Site Reliability Engineering(SRE) is Google’s approach to systems engineering and operations. Given Google’s scale and position in the market the problems it faces are unique. Furthermore a big part of Google’s services is it’s reliability i.e. it’s services are very rarely down. The consequences of their downtime is easy to gauge, angry customers, lost revenue etc. The company found that if they employed a traditional Operations teams they would have to scale linearly with load, which is not possible unless you can breed engineer at the same rate as the load. Google’s solution to this was to SRE which applies the principles of software engineering to operations.

As far as I know Google was the first company to have something SRE. Today most companies have copied this approach(some unsuccessfully). Google has codified the principles and practices in a book that is available for free online.

The major principles:

  • Make frequent releases, even though it goes against the ethos of operations. Developers are incentivized to release frequently which Operations are incentivized to maintain reliability which can be achieved by avoiding change(releases). This is a fundamental dichotomy. SRE resolves this by implementing an error budget. SRE starts with an error budget which is a measure of how long a service can go down in a time frame(say a quarter). Developers can continue doing releases as long as error budget is not used up. Once exhausted, all releases are stopped.
  • Service Level Objectives(SLO) commonly confused with SLA. Describes the target level for a service level indicator(SLI). An SLI measures some aspect of a system e.g. latency, uptime etc. SLO gives a range for this SLI e.g. uptime should be 99.9%.
  • Limiting toil(which can include work other operational duties) to a maximum of 50%. The remaining time has to be spent on projects. Personally I like this since doing traditional Ops work means throwing the same solutions on the same problems over and over again.
  • Focus on monitoring, specifically time series like is being used with Prometheus
  • Automation since it can perform the same work better than humans with no mistakes and reduces toils.
  • Having a specific release engineering role in the organization that provides infrastructure and guidelines on how to test, package and deploy software.
  • Simplicity i.e. Making systems as simple as possible through minimal APIs and modularity.

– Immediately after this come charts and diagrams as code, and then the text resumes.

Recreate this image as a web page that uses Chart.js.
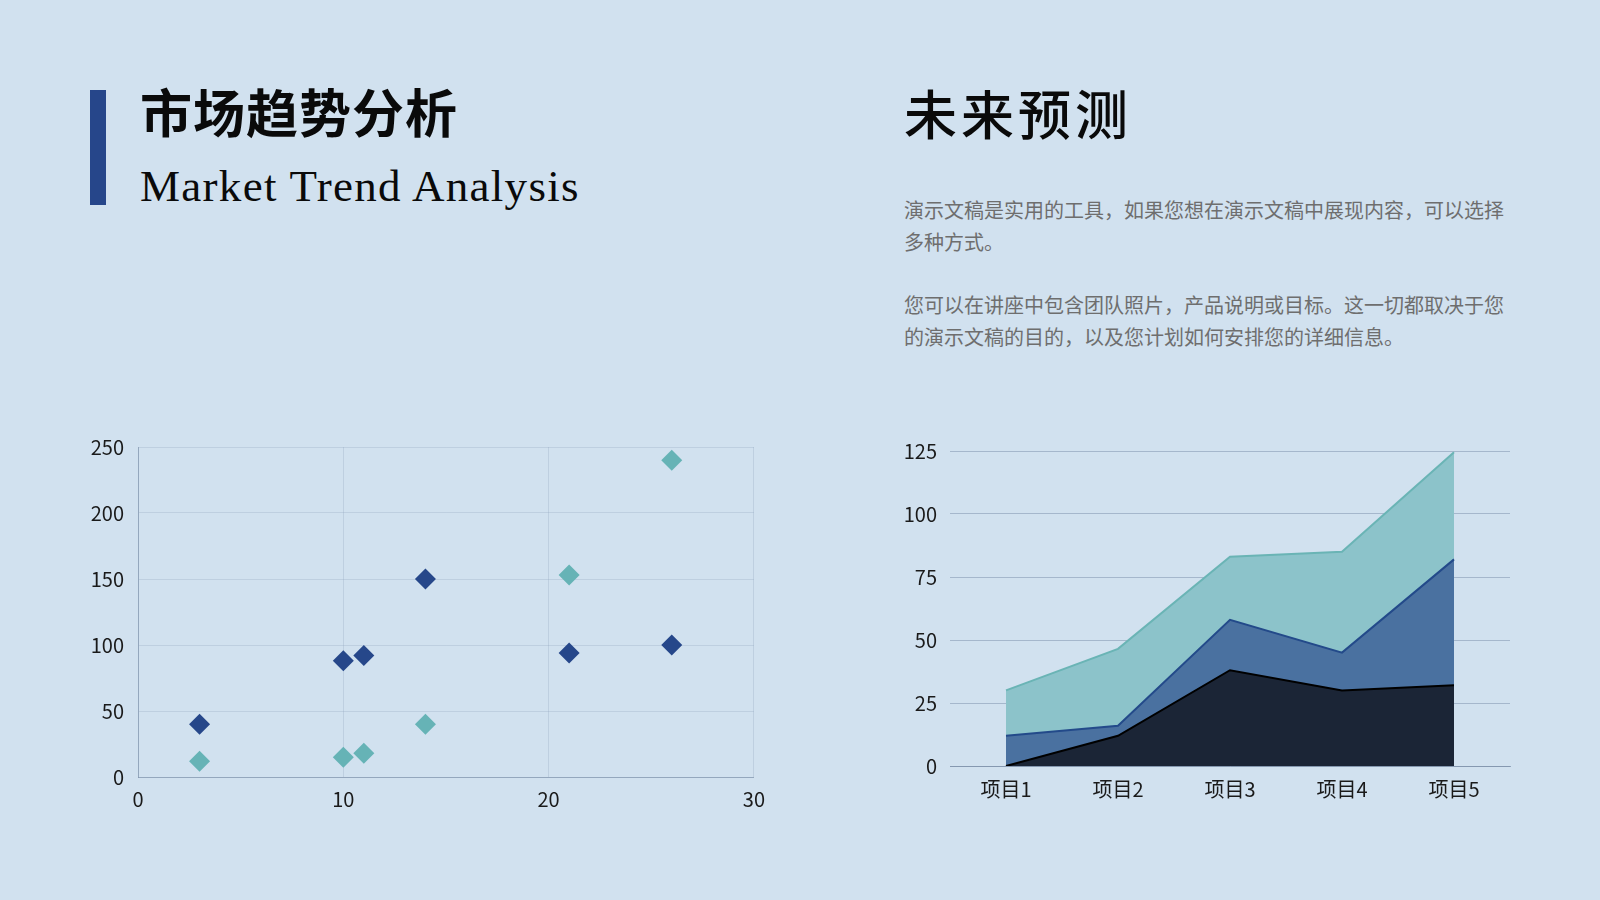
<!DOCTYPE html>
<html lang="zh">
<head>
<meta charset="utf-8">
<title>市场趋势分析</title>
<script src="https://cdn.jsdelivr.net/npm/chart.js@4.4.1/dist/chart.umd.min.js"></script>
<style>
  html, body { margin: 0; padding: 0; }
  body {
    width: 1600px; height: 900px; overflow: hidden;
    background: #d1e1ef; position: relative;
    font-family: "Noto Sans CJK SC", "Noto Sans", sans-serif;
  }
  .bar { position: absolute; left: 90px; top: 90px; width: 16px; height: 115px; background: #26468a; }
  .title-cn { position: absolute; left: 140px; top: 80px; font-size: 52px; font-weight: 700; color: #0a0a0a; line-height: 1.2; letter-spacing: 1px; }
  .title-en { position: absolute; left: 140px; top: 159px; font-family: "Liberation Serif", "DejaVu Serif", serif; font-size: 45px; color: #0a0a0a; line-height: 1.2; letter-spacing: 1.3px; }
  .title-right { position: absolute; left: 904px; top: 81px; font-size: 53px; font-weight: 500; color: #0a0a0a; line-height: 1.2; letter-spacing: 4px; }
  .para { position: absolute; left: 904px; width: 606px; font-size: 20px; color: #6e6e6e; line-height: 32px; margin: 0; }
  .p1 { top: 194px; }
  .p2 { top: 289px; }
  .chart-box { position: absolute; }
  #scatterBox { left: 80px; top: 421px; width: 695px; height: 396px; }
  #areaBox { left: 890px; top: 426px; width: 630px; height: 380px; }
</style>
</head>
<body>
<div class="bar"></div>
<div class="title-cn">市场趋势分析</div>
<div class="title-en">Market Trend Analysis</div>
<div class="title-right">未来预测</div>
<p class="para p1">演示文稿是实用的工具，如果您想在演示文稿中展现内容，可以选择多种方式。</p>
<p class="para p2">您可以在讲座中包含团队照片，产品说明或目标。这一切都取决于您的演示文稿的目的，以及您计划如何安排您的详细信息。</p>

<div class="chart-box" id="scatterBox"><canvas id="scatterChart"></canvas></div>
<div class="chart-box" id="areaBox"><canvas id="areaChart"></canvas></div>

<script>
// Scatter data (x, y pairs)
const scatterX = [3, 10, 11, 14, 21, 26];
const seriesDark = [40, 88, 92, 150, 94, 100];
const seriesTeal = [12, 15, 18, 40, 153, 240];
const scatterXTicks = [0, 10, 20, 30];
const scatterYTicks = [0, 50, 100, 150, 200, 250];

// Stacked area data
const areaLabels = ['项目1', '项目2', '项目3', '项目4', '项目5'];
const areaSeries1 = [0, 12, 38, 30, 32];
const areaSeries2 = [12, 4, 20, 15, 50];
const areaSeries3 = [18, 30.5, 25, 40, 42.5];
const areaYTicks = [0, 25, 50, 75, 100, 125];

const tickFont = { family: '"Noto Sans CJK SC", "Noto Sans", sans-serif', size: 20 };
const tickColor = '#1a1a1a';

function toPoints(xs, ys) {
    return xs.map((x, i) => ({ x: x, y: ys[i] }));
}

document.addEventListener('DOMContentLoaded', function() {
    // Scatter chart
    new Chart(document.getElementById('scatterChart'), {
        type: 'scatter',
        data: {
            datasets: [
                {
                    label: 'A',
                    data: toPoints(scatterX, seriesDark),
                    pointStyle: 'rectRot',
                    pointRadius: 10.5,
                    pointBackgroundColor: '#26478a',
                    pointBorderWidth: 0
                },
                {
                    label: 'B',
                    data: toPoints(scatterX, seriesTeal),
                    pointStyle: 'rectRot',
                    pointRadius: 10.5,
                    pointBackgroundColor: '#66b3b6',
                    pointBorderWidth: 0
                }
            ]
        },
        options: {
            responsive: true,
            maintainAspectRatio: false,
            animation: false,
            layout: { padding: { top: 12, right: 20, left: 0, bottom: 0 } },
            plugins: { legend: { display: false }, tooltip: { enabled: false } },
            scales: {
                x: {
                    type: 'linear',
                    min: 0, max: 30,
                    afterBuildTicks: s => { s.ticks = scatterXTicks.map(v => ({ value: v })); },
                    afterFit: s => { s.height = 40; },
                    grid: { color: 'rgba(140,160,185,0.28)', drawTicks: false },
                    border: { color: 'rgba(120,140,165,0.6)' },
                    ticks: { font: tickFont, color: tickColor, padding: 10, maxRotation: 0 }
                },
                y: {
                    type: 'linear',
                    min: 0, max: 250,
                    afterBuildTicks: s => { s.ticks = scatterYTicks.map(v => ({ value: v })); },
                    afterFit: s => { s.width = 58; },
                    grid: { color: 'rgba(140,160,185,0.28)', drawTicks: false },
                    border: { color: 'rgba(120,140,165,0.6)' },
                    ticks: { font: tickFont, color: tickColor, padding: 14 }
                }
            }
        }
    });

    // Stacked area chart
    new Chart(document.getElementById('areaChart'), {
        type: 'line',
        data: {
            labels: areaLabels,
            datasets: [
                {
                    label: 'S1',
                    data: areaSeries1,
                    fill: 'origin',
                    backgroundColor: '#1b2536',
                    borderColor: '#000000',
                    borderWidth: 2,
                    pointRadius: 0,
                    tension: 0
                },
                {
                    label: 'S2',
                    data: areaSeries2,
                    fill: '-1',
                    backgroundColor: '#4a71a0',
                    borderColor: '#234a8a',
                    borderWidth: 2,
                    pointRadius: 0,
                    tension: 0
                },
                {
                    label: 'S3',
                    data: areaSeries3,
                    fill: '-1',
                    backgroundColor: '#8cc3ca',
                    borderColor: '#6ab4b5',
                    borderWidth: 2,
                    pointRadius: 0,
                    tension: 0
                }
            ]
        },
        options: {
            responsive: true,
            maintainAspectRatio: false,
            animation: false,
            layout: { padding: { top: 12, right: 10, left: 0, bottom: 0 } },
            plugins: { legend: { display: false }, tooltip: { enabled: false } },
            scales: {
                x: {
                    offset: true,
                    afterFit: s => { s.height = 40; },
                    grid: { display: false },
                    border: { color: 'rgba(120,140,165,0.7)' },
                    ticks: { font: tickFont, color: tickColor, padding: 3, maxRotation: 0 }
                },
                y: {
                    stacked: true,
                    min: 0, max: 125,
                    afterBuildTicks: s => { s.ticks = areaYTicks.map(v => ({ value: v })); },
                    afterFit: s => { s.width = 60; },
                    grid: { color: 'rgba(130,150,175,0.55)', drawTicks: false },
                    border: { display: false },
                    ticks: { font: tickFont, color: tickColor, padding: 13 }
                }
            }
        }
    });
});
</script>
</body>
</html>
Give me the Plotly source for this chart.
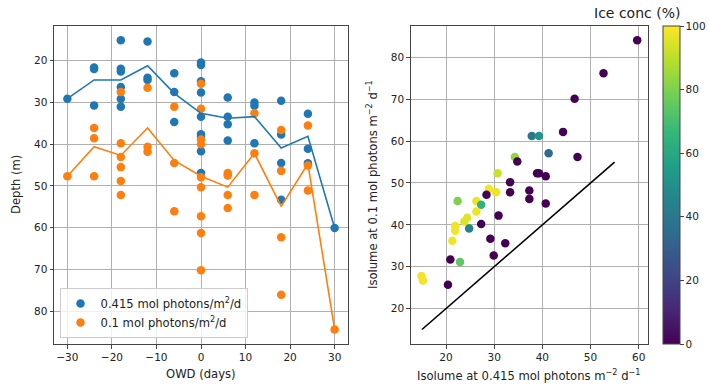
import plotly.graph_objects as go

# ---------------- data ----------------
blue_owd = [-30, -24, -24, -24, -18, -18, -18, -18, -18, -18, -12, -12, -12,
            -6, -6, -6, 0, 0, 0, 0, 0, 0, 0, 0, 0, 6, 6, 6, 6, 12, 12, 12,
            18, 18, 18, 18, 24, 24, 24, 30]
blue_depth = [29.1, 21.6, 22.0, 30.7, 15.1, 21.9, 22.6, 26.3, 29.1, 31.0,
              15.4, 24.1, 24.6, 23.0, 27.5, 34.7, 20.4, 21.0, 24.9, 27.6,
              33.4, 37.6, 38.2, 41.7, 46.9, 28.8, 33.4, 35.2, 39.1, 30.0,
              30.8, 39.8, 29.6, 37.7, 44.5, 53.3, 32.7, 41.1, 44.6, 60.1]

orange_owd = [-30, -24, -24, -24, -18, -18, -18, -18, -18, -18, -12, -12, -12,
              -6, -6, -6, 0, 0, 0, 0, 0, 0, 0, 0, 0, 6, 6, 6, 6, 12, 12, 12,
              18, 18, 18, 18, 24, 24, 24, 30]
orange_depth = [47.7, 36.1, 38.6, 47.7, 27.5, 39.8, 43.1, 45.5, 48.8, 52.2,
                26.5, 40.6, 41.8, 31.0, 44.5, 56.1, 25.5, 31.5, 38.9, 40.0,
                47.9, 50.3, 57.3, 61.3, 70.2, 46.9, 47.5, 52.2, 55.3, 32.6,
                42.2, 52.2, 36.6, 46.4, 62.3, 76.1, 35.5, 45.1, 51.1, 84.4]

line_owd = [-30, -24, -18, -12, -6, 0, 6, 12, 18, 24, 30]
line_blue = [29.1, 24.6, 24.6, 21.2, 27.8, 32.6, 33.8, 33.4, 40.9, 38.1, 60.1]
line_orange = [47.7, 40.6, 42.7, 36.1, 43.9, 47.7, 50.3, 42.2, 54.9, 44.7, 84.4]

iso_0415 = [52.7, 46.7, 44.3, 37.8, 39.3, 41.3, 47.3, 34.3, 34.8, 30.7, 38.9,
            39.3, 40.7, 33.3, 33.3, 37.3, 37.3, 40.7, 28.9, 30.4, 28.4, 26.3,
            22.4, 27.3, 26.3, 24.4, 23.8, 30.9, 27.3, 21.9, 21.9, 24.8, 21.3,
            29.2, 32.3, 29.9, 20.9, 22.9, 14.9, 15.2, 20.4, 59.7]
iso_01 = [76.2, 70.1, 62.2, 61.2, 61.2, 57.1, 56.2, 56.2, 55.1, 52.3, 52.3,
          52.3, 51.6, 50.2, 47.8, 48.2, 46.2, 45.1, 48.6, 47.8, 47.2, 45.7,
          45.7, 44.8, 43.2, 41.7, 40.8, 42.2, 40.2, 39.7, 38.6, 39.1, 36.2,
          36.7, 35.6, 32.7, 31.7, 31.1, 27.8, 26.7, 25.7, 84.1]
ice_conc = [0, 0, 0, 40, 52, 35, 0, 83, 0, 92, 0,
            0, 0, 0, 0, 0, 0, 0, 98, 97, 0, 97,
            80, 65, 97, 96, 95, 0, 0, 98, 98, 45, 98,
            0, 0, 0, 0, 75, 98, 98, 0, 0]

ref_line = [15, 55]

x_ticks_left = [-30, -20, -10, 0, 10, 20, 30]
y_ticks = [20, 30, 40, 50, 60, 70, 80]
x_ticks_right = [20, 30, 40, 50, 60]
cbar_ticks = [0, 20, 40, 60, 80, 100]

BLUE = "#1f77b4"
ORANGE = "#ff7f0e"
FONT = "DejaVu Sans"
TICK_SIZE = 10.5
LABEL_SIZE = 11.6
W, H = 710, 392

fig = go.Figure()

fig.add_trace(go.Scatter(x=blue_owd, y=blue_depth, mode="markers",
                         marker=dict(color=BLUE, size=8.5),
                         name="0.415 mol photons/m<sup>2</sup>/d",
                         xaxis="x", yaxis="y"))
fig.add_trace(go.Scatter(x=orange_owd, y=orange_depth, mode="markers",
                         marker=dict(color=ORANGE, size=8.5),
                         name="0.1 mol photons/m<sup>2</sup>/d",
                         xaxis="x", yaxis="y"))
fig.add_trace(go.Scatter(x=line_owd, y=line_blue, mode="lines",
                         line=dict(color=BLUE, width=1.6), showlegend=False,
                         xaxis="x", yaxis="y"))
fig.add_trace(go.Scatter(x=line_owd, y=line_orange, mode="lines",
                         line=dict(color=ORANGE, width=1.6), showlegend=False,
                         xaxis="x", yaxis="y"))

fig.add_trace(go.Scatter(
    x=iso_0415, y=iso_01, mode="markers", showlegend=False,
    marker=dict(color=ice_conc, colorscale="Viridis", cmin=0, cmax=100, size=8.5,
                colorbar=dict(x=663 / W, xanchor="left", xpad=0,
                              thickness=17, thicknessmode="pixels",
                              len=(344 - 25.7) / H, lenmode="fraction",
                              y=1 - 344 / H, yanchor="bottom", ypad=0,
                              outlinewidth=1, outlinecolor="#444",
                              ticks="outside", ticklen=3.5, tickwidth=0.8,
                              tickcolor="#444", tickvals=cbar_ticks,
                              tickfont=dict(family=FONT, size=TICK_SIZE, color="#222"))),
    xaxis="x2", yaxis="y2"))
fig.add_trace(go.Scatter(x=ref_line, y=ref_line, mode="lines",
                         line=dict(color="black", width=1.6), showlegend=False,
                         xaxis="x2", yaxis="y2"))

ydom = [1 - 344 / H, 1 - 25.7 / H]
axis_common = dict(showline=True, mirror=True, linecolor="#444", linewidth=1,
                   ticks="outside", ticklen=3.5, tickwidth=0.8, tickcolor="#444",
                   showgrid=True, gridcolor="#b0b0b0", gridwidth=0.8,
                   zeroline=False,
                   tickfont=dict(family=FONT, size=TICK_SIZE, color="#222"))

fig.update_layout(
    width=W, height=H,
    margin=dict(l=0, r=0, t=0, b=0),
    paper_bgcolor="white", plot_bgcolor="white",
    font=dict(family=FONT, size=10, color="#222"),
    xaxis=dict(domain=[54 / W, 348 / W], range=[-33, 33],
               tickvals=x_ticks_left, anchor="y", **axis_common),
    yaxis=dict(domain=ydom, range=[87.9, 11.6], tickvals=y_ticks,
               anchor="x", **axis_common),
    xaxis2=dict(domain=[410.7 / W, 648 / W], range=[12.66, 61.94],
                tickvals=x_ticks_right, anchor="y2", **axis_common),
    yaxis2=dict(domain=ydom, range=[11.54, 87.56], tickvals=y_ticks,
                anchor="x2", **axis_common),
    legend=dict(x=59.5 / W, y=1 - 338 / H, xanchor="left", yanchor="bottom",
                bgcolor="rgba(255,255,255,0.8)", bordercolor="#cccccc",
                borderwidth=1, font=dict(family=FONT, size=LABEL_SIZE, color="#222"),
                tracegroupgap=0),
    showlegend=True,
)

ann = dict(xref="paper", yref="paper", showarrow=False,
           font=dict(family=FONT, size=LABEL_SIZE, color="#222"))
fig.add_annotation(text="OWD (days)", x=201 / W, y=1 - 374 / H,
                   xanchor="center", yanchor="middle", **ann)
fig.add_annotation(text="Depth (m)", x=16 / W, y=1 - 185 / H, textangle=-90,
                   xanchor="center", yanchor="middle", **ann)
fig.add_annotation(text="Isolume at 0.415 mol photons m<sup>\u22122</sup> d<sup>\u22121</sup>",
                   x=529 / W, y=1 - 375 / H, xanchor="center", yanchor="middle", **ann)
fig.add_annotation(text="Isolume at 0.1 mol photons m<sup>\u22122</sup> d<sup>\u22121</sup>",
                   x=372 / W, y=1 - 185 / H, textangle=-90,
                   xanchor="center", yanchor="middle", **ann)
fig.add_annotation(text="Ice conc (%)", x=637 / W, y=1 - 13 / H,
                   xanchor="center", yanchor="middle", xref="paper", yref="paper",
                   showarrow=False, font=dict(family=FONT, size=14, color="#222"))

fig.write_html("out.html")
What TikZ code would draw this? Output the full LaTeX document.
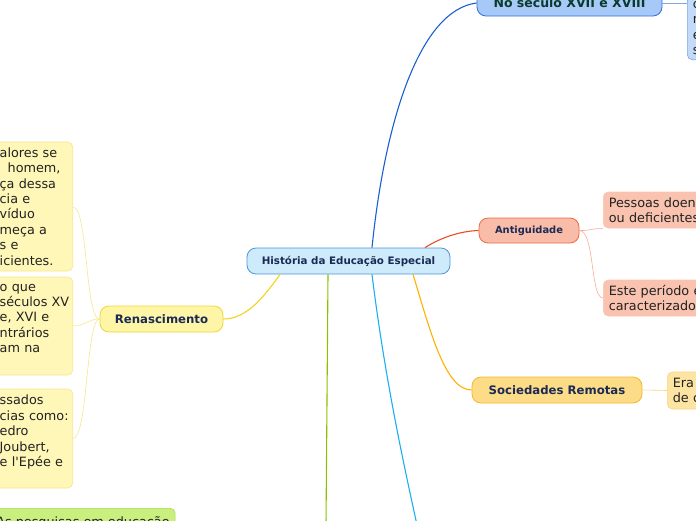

The practices part of the book covers theoretical and practical concepts like on-call, post mortems, testing, load balancing, distributed consensus, cron, data pipelines and data integrity.

There is also a management section which I skipped which seemed to be focused on building and maintaining SRE teams.

To meet it’s needs SRE hires engineer that have a mix of experience in both software engineering and systems engineering(unix systems internal and networking).

Overall I like the book a lot, except for the chapter on testing which was a slog to read through. Seriously did someone not proofread this chapter?

However my main concern from this book is whether an SRE department is required when the company has not reached Google’s scale? Sure, they are good practices that in an ideal world should be incorporated from the beginning. However in practice, this will increase the time to market for a product. Also a lot of traditional Ops solutions may end up work really well and you may not reach Google’s scale. I think that most companies will find it easier to start implementing some of the SRE principles - like frequent releases, SLO, monitoring, simplicity - at the beginning and then implementing the remaining - limiting toil, automation, release engineering - once they get bigger.